The Technology and Construction Court matter of Arcadis Consulting (UK) Ltd v AMEC (BSC) Ltd  EWHC 2509 (TCC), is another case which warns parties of the perils of proceeding without a formal contract in place or an agreement in relation to a cap on a contracting party's liability.
Applying the principles laid down in RTS Flexible Systems Ltd v Molkerei Alois Muller GmbH & Co KG (UK Production)  UKSC 14, Coulson J held that the parties entered into a binding, simple contract based on a letter of intent, but that there was no cap on Arcadis' liability.
The Claimant (Arcadis previously known as "Hyder") applied for declaratory relief in relation to the formation of a contract and argued that it included a limitation of liability clause which capped its liability in respect of defective design. The Defendant (previously known as "Buchan") averred that the parties’ relationship was governed by letters of intent and that, if there was a contract between the parties, it did not incorporate a cap on Hyder's liability.
Hyder was engaged by Buchan to provide structural engineering design services in relation a number of large construction projects in anticipation of a wider overarching agreement between the parties. One of the projects was a large precast concrete carpark at Castlepoint Shopping Centre in Bournemouth (the "Car Park").
Following completion of Hyder's services in relation to the Car Park, it is alleged that serious defects have arisen which may require the Car Park to be demolished. Hyder sought a declaration in these proceedings that its liability to Buchan for defective design was capped at £610,515 pursuant to its contractual terms of appointment.
Hyder asserted that there was a contract in existence, which incorporated terms and conditions and schedules that in effect, capped its liability at £610,515. Buchan contended that on a true construction of the documents, even if there was a contract of appointment, there was no limit on Hyder’s liability to Buchan for its defective design because 1) the parties had not reached an unequivocal agreement as to the contract terms and conditions and 2) the terms and conditions and schedules, which contained the limitation of liability clause, had not been effectively incorporated into Hyder's contract of appointment (if any).

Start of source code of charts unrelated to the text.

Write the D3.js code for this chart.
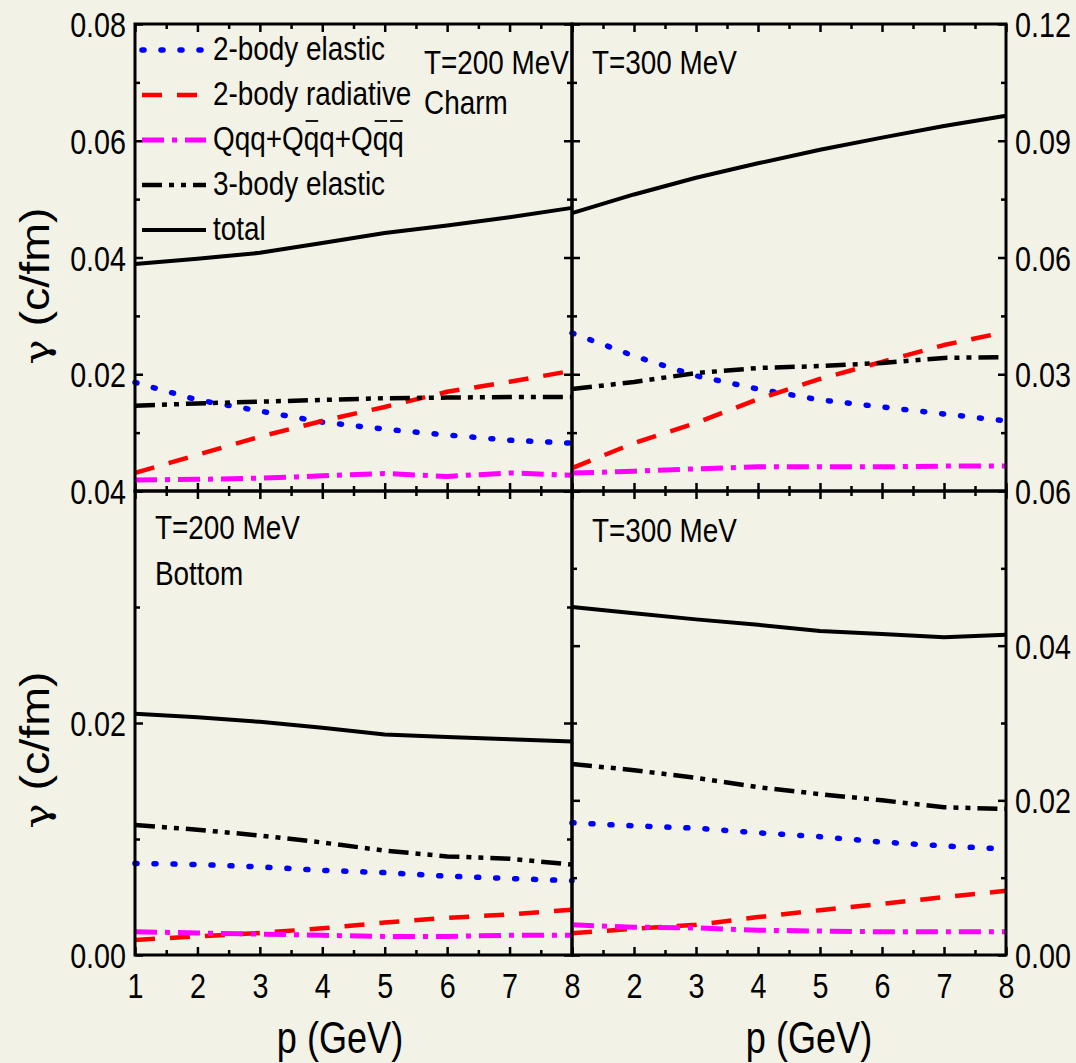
<!DOCTYPE html>
<html><head><meta charset="utf-8">
<script src="https://cdn.jsdelivr.net/npm/d3@7"></script>
<style>
html,body{margin:0;padding:0;background:#f2f2e6;}
svg{display:block;}
</style></head>
<body>
<svg id="chart" width="1076" height="1063"></svg>
<script>
// ---------- data ----------
const pValues = [1, 2, 3, 4, 5, 6, 7, 8];
const seriesNames = ["2-body elastic", "2-body radiative", "Qqq+Qqq+Qqq", "3-body elastic", "total"];

// Charm, T=200 MeV
const charm200_elastic2   = [0.0186, 0.0156, 0.0137, 0.0118, 0.0106, 0.0096, 0.0087, 0.0082];
const charm200_radiative2 = [0.0031, 0.0062, 0.0093, 0.0120, 0.0144, 0.0170, 0.0187, 0.0206];
const charm200_qqq        = [0.0019, 0.0020, 0.0022, 0.0026, 0.0030, 0.0025, 0.0031, 0.0027];
const charm200_elastic3   = [0.0146, 0.0150, 0.0153, 0.0156, 0.0159, 0.0160, 0.0161, 0.0161];
const charm200_total      = [0.0389, 0.0398, 0.0408, 0.0425, 0.0442, 0.0455, 0.0469, 0.0485];

// Charm, T=300 MeV
const charm300_elastic2   = [0.0406, 0.0347, 0.0296, 0.0262, 0.0234, 0.0216, 0.0198, 0.0180];
const charm300_radiative2 = [0.0059, 0.0123, 0.0175, 0.0236, 0.0288, 0.0332, 0.0375, 0.0409];
const charm300_qqq        = [0.0046, 0.0051, 0.0057, 0.0062, 0.0062, 0.0062, 0.0064, 0.0064];
const charm300_elastic3   = [0.0262, 0.0280, 0.0303, 0.0316, 0.0321, 0.0329, 0.0342, 0.0344];
const charm300_total      = [0.0714, 0.0762, 0.0805, 0.0842, 0.0877, 0.0908, 0.0938, 0.0964];

// Bottom, T=200 MeV
const bottom200_elastic2   = [0.0079, 0.0078, 0.0076, 0.0073, 0.0071, 0.0068, 0.0066, 0.0064];
const bottom200_radiative2 = [0.0013, 0.0016, 0.0019, 0.0023, 0.0028, 0.0032, 0.0035, 0.0039];
const bottom200_qqq        = [0.0020, 0.0019, 0.0018, 0.0017, 0.0016, 0.0016, 0.0017, 0.0017];
const bottom200_elastic3   = [0.0112, 0.0108, 0.0103, 0.0097, 0.0090, 0.0085, 0.0083, 0.0078];
const bottom200_total      = [0.0208, 0.0205, 0.0201, 0.0196, 0.0190, 0.0188, 0.0186, 0.0184];

// Bottom, T=300 MeV
const bottom300_elastic2   = [0.0171, 0.0167, 0.0164, 0.0158, 0.0153, 0.0146, 0.0141, 0.0137];
const bottom300_radiative2 = [0.0028, 0.0034, 0.0039, 0.0049, 0.0058, 0.0066, 0.0075, 0.0083];
const bottom300_qqq        = [0.0039, 0.0036, 0.0035, 0.0032, 0.0031, 0.0030, 0.0030, 0.0030];
const bottom300_elastic3   = [0.0247, 0.0239, 0.0229, 0.0217, 0.0208, 0.0200, 0.0191, 0.0189];
const bottom300_total      = [0.0450, 0.0442, 0.0434, 0.0427, 0.0419, 0.0415, 0.0411, 0.0414];

const xMajorTicks = [1, 2, 3, 4, 5, 6, 7, 8];
const xMinorTicks = [1.5, 2.5, 3.5, 4.5, 5.5, 6.5, 7.5];
const xLabelsBottomLeft = [1, 2, 3, 4, 5, 6, 7, 8];
const xLabelsBottomRight = [2, 3, 4, 5, 6, 7, 8];
const yMajorCharm200 = [0, 0.02, 0.04, 0.06, 0.08];
const yMinorCharm200 = [0.01, 0.03, 0.05, 0.07];
const yMajorCharm300 = [0, 0.03, 0.06, 0.09, 0.12];
const yMinorCharm300 = [0.015, 0.045, 0.075, 0.105];
const yMajorBottom200 = [0, 0.02, 0.04];
const yMinorBottom200 = [0.01, 0.03];
const yMajorBottom300 = [0, 0.02, 0.04, 0.06];
const yMinorBottom300 = [0.01, 0.03, 0.05];
const panelNotes = [["T=200 MeV", "Charm"], ["T=300 MeV"], ["T=200 MeV", "Bottom"], ["T=300 MeV"]];
const xTitle = "p (GeV)";
const yTitleSymbol = "γ";
const yTitleUnit = "(c/fm)";

// ---------- font detection ----------
function hasFont(name) {
  const c = document.createElement("canvas").getContext("2d");
  const s = "0.08 MeV Charm radiative";
  c.font = "40px monospace"; const a = c.measureText(s).width;
  c.font = "40px '" + name + "', monospace"; const b = c.measureText(s).width;
  return Math.abs(a - b) > 0.5;
}
const narrowOK = hasFont("Liberation Sans Narrow");
const NFONT = narrowOK ? "'Liberation Sans Narrow', 'Arial Narrow', sans-serif" : "'Liberation Sans', Arial, sans-serif";
const WFONT = "'Liberation Sans', Arial, sans-serif";

// ---------- styles ----------
const styles = [
  {color: "#0000ff", dash: "2,17", cap: "round", width: 5.5},
  {color: "#ff0000", dash: "20,15", cap: "butt", width: 4.5},
  {color: "#ff00ff", dash: "22,8,5,8", cap: "butt", width: 5},
  {color: "#000000", dash: "20,7,5,7,5,7", cap: "butt", width: 4.5},
  {color: "#000000", dash: null, cap: "butt", width: 4}
];

const svg = d3.select("#chart");
svg.append("rect").attr("width", 1076).attr("height", 1063).attr("fill", "#f2f2e6");

const X0 = 135, XM = 572, X1 = 1006;
const Y0 = 24, YM = 491, Y1 = 955;

const panels = [
  {x0: X0, x1: XM, y0: Y0, y1: YM, dom: [0, 0.08], maj: yMajorCharm200, min: yMinorCharm200, side: "left", skipZero: true, xlabels: null,
   data: [charm200_elastic2, charm200_radiative2, charm200_qqq, charm200_elastic3, charm200_total], notes: panelNotes[0], noteX: 424, noteY: 74, noteGap: 40},
  {x0: XM, x1: X1, y0: Y0, y1: YM, dom: [0, 0.12], maj: yMajorCharm300, min: yMinorCharm300, side: "right", skipZero: true, xlabels: null,
   data: [charm300_elastic2, charm300_radiative2, charm300_qqq, charm300_elastic3, charm300_total], notes: panelNotes[1], noteX: 592, noteY: 74, noteGap: 40},
  {x0: X0, x1: XM, y0: YM, y1: Y1, dom: [0, 0.04], maj: yMajorBottom200, min: yMinorBottom200, side: "left", skipZero: false, xlabels: xLabelsBottomLeft,
   data: [bottom200_elastic2, bottom200_radiative2, bottom200_qqq, bottom200_elastic3, bottom200_total], notes: panelNotes[2], noteX: 155, noteY: 539, noteGap: 46},
  {x0: XM, x1: X1, y0: YM, y1: Y1, dom: [0, 0.06], maj: yMajorBottom300, min: yMinorBottom300, side: "right", skipZero: false, xlabels: xLabelsBottomRight,
   data: [bottom300_elastic2, bottom300_radiative2, bottom300_qqq, bottom300_elastic3, bottom300_total], notes: panelNotes[3], noteX: 592, noteY: 542, noteGap: 46}
];

const fmt = d3.format(".2f");
const MAJ = 8, MIN = 5;

function styleAxis(g) {
  g.select(".domain").remove();
  g.selectAll(".tick line").attr("stroke", "#000").attr("stroke-width", 2.5);
  g.selectAll(".tick text").attr("fill", "#000").attr("font-family", NFONT).attr("font-size", 35).classed("n", true);
}

panels.forEach((P, pi) => {
  const x = d3.scaleLinear().domain([1, 8]).range([P.x0, P.x1]);
  const y = d3.scaleLinear().domain(P.dom).range([P.y1, P.y0]);
  const g = svg.append("g");

  // lines
  const line = d3.line().x((d, i) => x(pValues[i])).y(d => y(d));
  P.data.forEach((arr, si) => {
    const s = styles[si];
    g.append("path").datum(arr).attr("d", line)
      .attr("fill", "none").attr("stroke", s.color).attr("stroke-width", s.width)
      .attr("stroke-dasharray", s.dash).attr("stroke-linecap", s.cap).attr("stroke-linejoin", "round");
  });

  // axes: inward ticks on all sides
  const labAxisY = (P.side === "left" ? d3.axisLeft(y) : d3.axisRight(y))
    .tickValues(P.maj.filter(v => !(P.skipZero && v === 0))).tickSize(-MAJ).tickPadding(9).tickFormat(fmt);
  const gy = g.append("g").attr("transform", `translate(${P.side === "left" ? P.x0 : P.x1},0)`).call(labAxisY);
  styleAxis(gy);
  gy.selectAll(".tick text").attr("dy", "0.36em");
  const otherY = (P.side === "left" ? d3.axisRight(y) : d3.axisLeft(y)).tickValues(P.maj).tickSize(-MAJ).tickFormat("");
  styleAxis(g.append("g").attr("transform", `translate(${P.side === "left" ? P.x1 : P.x0},0)`).call(otherY));
  styleAxis(g.append("g").attr("transform", `translate(${P.x0},0)`).call(d3.axisLeft(y).tickValues(P.min).tickSize(-MIN).tickFormat("")));
  styleAxis(g.append("g").attr("transform", `translate(${P.x1},0)`).call(d3.axisRight(y).tickValues(P.min).tickSize(-MIN).tickFormat("")));

  const bottomAx = d3.axisBottom(x).tickValues(xMajorTicks).tickSize(-MAJ).tickPadding(18)
    .tickFormat(d => (P.xlabels && P.xlabels.includes(d)) ? d : "");
  const gb = g.append("g").attr("transform", `translate(0,${P.y1})`).call(bottomAx);
  styleAxis(gb);
  gb.selectAll(".tick text").attr("dy", "0.71em");
  styleAxis(g.append("g").attr("transform", `translate(0,${P.y1})`).call(d3.axisBottom(x).tickValues(xMinorTicks).tickSize(-MIN).tickFormat("")));
  styleAxis(g.append("g").attr("transform", `translate(0,${P.y0})`).call(d3.axisTop(x).tickValues(xMajorTicks).tickSize(-MAJ).tickFormat("")));
  styleAxis(g.append("g").attr("transform", `translate(0,${P.y0})`).call(d3.axisTop(x).tickValues(xMinorTicks).tickSize(-MIN).tickFormat("")));

  // frame
  g.append("rect").attr("x", P.x0).attr("y", P.y0).attr("width", P.x1 - P.x0).attr("height", P.y1 - P.y0)
    .attr("fill", "none").attr("stroke", "#000").attr("stroke-width", 3);

  // notes
  P.notes.forEach((t, k) => {
    g.append("text").attr("class", "n").attr("x", P.noteX).attr("y", P.noteY + k * P.noteGap)
      .attr("font-family", NFONT).attr("font-size", 34).attr("fill", "#000").text(t);
  });
});

// legend (top-left panel)
const legY = [50, 95, 140, 185, 230];
const lg = svg.append("g");
seriesNames.forEach((name, i) => {
  const s = styles[i];
  lg.append("line").attr("x1", 142).attr("x2", 206).attr("y1", legY[i]).attr("y2", legY[i])
    .attr("stroke", s.color).attr("stroke-width", s.width).attr("stroke-dasharray", s.dash).attr("stroke-linecap", s.cap);
  lg.append("text").attr("class", "n").attr("data-idx", i).attr("x", 213).attr("y", legY[i] + 10)
    .attr("font-family", NFONT).attr("font-size", 34).attr("fill", "#000").text(name);
});

// axis titles
[340, 809].forEach(cx => {
  svg.append("text").attr("class", "n").attr("x", cx).attr("y", 1053).attr("text-anchor", "middle")
    .attr("font-family", NFONT).attr("font-size", 44).attr("fill", "#000").text(xTitle);
});
[286, 750].forEach(cy => {
  const t = svg.append("text").attr("transform", `translate(49,${cy}) rotate(-90)`).attr("text-anchor", "middle")
    .attr("font-family", WFONT).attr("font-size", 40).attr("fill", "#000")
    .attr("textLength", 157).attr("lengthAdjust", "spacingAndGlyphs");
  t.append("tspan").attr("font-family", "'DejaVu Serif', serif").attr("font-size", 36).text(yTitleSymbol);
  t.append("tspan").text(" " + yTitleUnit);
});

// narrow fallback
if (!narrowOK) {
  svg.selectAll("text.n").each(function () {
    const L = this.getComputedTextLength();
    if (L > 0) { this.setAttribute("textLength", L * 0.82); this.setAttribute("lengthAdjust", "spacingAndGlyphs"); }
  });
}

// overbars for antiquarks in "Qqq+Qqq+Qqq"
const qt = lg.select("text[data-idx='2']").node();
[5, 9, 10].forEach(ci => {
  const e = qt.getExtentOfChar(ci);
  lg.append("line").attr("x1", e.x + 2).attr("x2", e.x + e.width - 1)
    .attr("y1", legY[2] - 19).attr("y2", legY[2] - 19).attr("stroke", "#000").attr("stroke-width", 1.8);
});
</script>
</body></html>
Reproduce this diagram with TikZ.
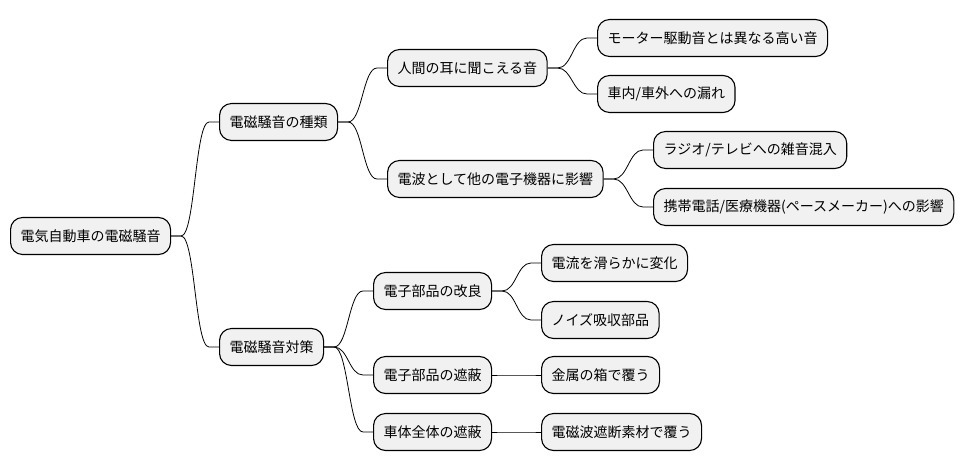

The dispute required resolution of two key issues. First, whether or not the parties had entered into a legally binding contract in connection with the Car Park and secondly, whether the parties had agreed a limitation of Hyder's liability to Buchan.
The Court held that there was a simple, binding contract between the parties based upon a letter of intent, however, there was no cap on Hyder's liability.
The simple contract was based upon an offer to carry out the work, and the acceptance of a price for that work. The parties had negotiated upon draft terms and conditions and schedules however, there was no express and clear agreement to any of the versions tabled by the parties. Therefore, whilst the letter of intent referred to terms and conditions which the parties were "working under", this was held to be a "general reference to the terms which were still being negotiated" .
Despite the fact that each draft version of the terms and conditions included a limit on Hyder's liability for defective design, albeit different, the Court held that there was no cap on Hyder's liability.
This case demonstrates that parties should actively engage to reach a clear agreement in writing on important contractual terms such as limitation of liability provisions before proceeding. If the parties commence work on the basis of a letter of intent or simple contracts and fail to agree an applicable cap on liability, a court may conclude that there is a contract between the parties, but that it does not contain any cap on their liability.
DAC Beachcroft LLP acted for the successful Defendant in this matter.